Third, this model can be weaponized. A post can be released to the API stream, traded on by select subscribers, and then edited or deleted before the retail user even sees it. Kalshi's settlement rules currently lack a clear framework for handling disputed timestamps or edited content on a high-frequency API. The arbitrator is left to decide: "At which exact millisecond was the information 'public'?" That ambiguity alone will create a cascade of contested settlements.
The contrarian truth is simple: Legalized speed advantage is a tax on democracy of information. The market is not cheating by breaking rules. It is cheating by exploiting the gap between the rule's intent and the infrastructure's reality.
Takeaway: The Battlefield Shifts from Content to Clock
The coming months will define whether prediction markets survive as a legitimate, accessible asset class or devolve into an institutional speed arena.
I am watching three signals closely:
- CFTC commentary on Truth API. Any official statement from the Commission will be a market-moving event. If they expand the definition of 'material public information' to include timely access to such information, the entire API model is compromised.
- Kalshi’s rulebook revision. If they introduce a 'post-pause window'—a mandatory 500ms trading halt on any contract triggered by a Truth Social post—they will signal alignment with retail fairness. If they remain silent, the market will know the speed sink is sanctioned.

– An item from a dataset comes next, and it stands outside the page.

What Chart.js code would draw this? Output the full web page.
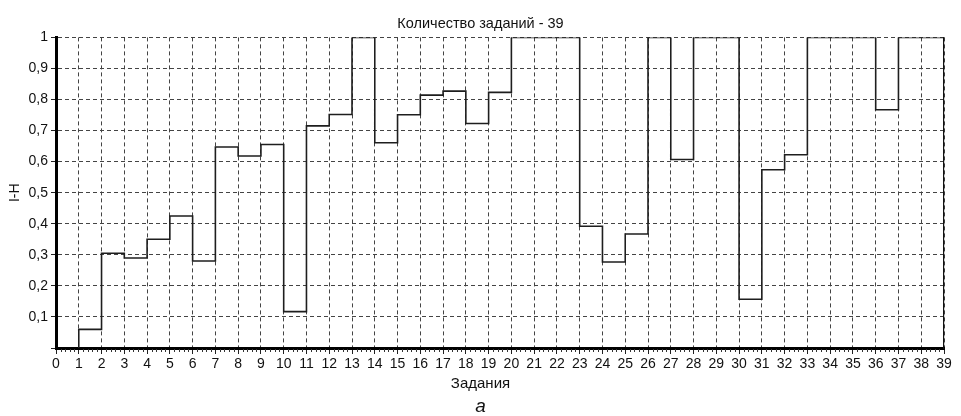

- The first contested settlement. The first time a user claims they were disadvantaged by the API latency, and the case goes to arbitration, we will see the real cost of ambiguous rulebooks. Legal fees will exceed most individual traders' P&L.
The trade recommendation is pragmatic: avoid holding positions in contracts directly triggered by Truth Social posts until the regulatory and rulebook landscape stabilizes. The asymmetry is too severe.
Yields vanish when the herd arrives at the gate.
Ledgers bleed, but code remembers the truth.
Security is a myth until the bridge breaks.
We trade signals, not dreams, in the silence.
The clock is now the most important oracle. Watch it.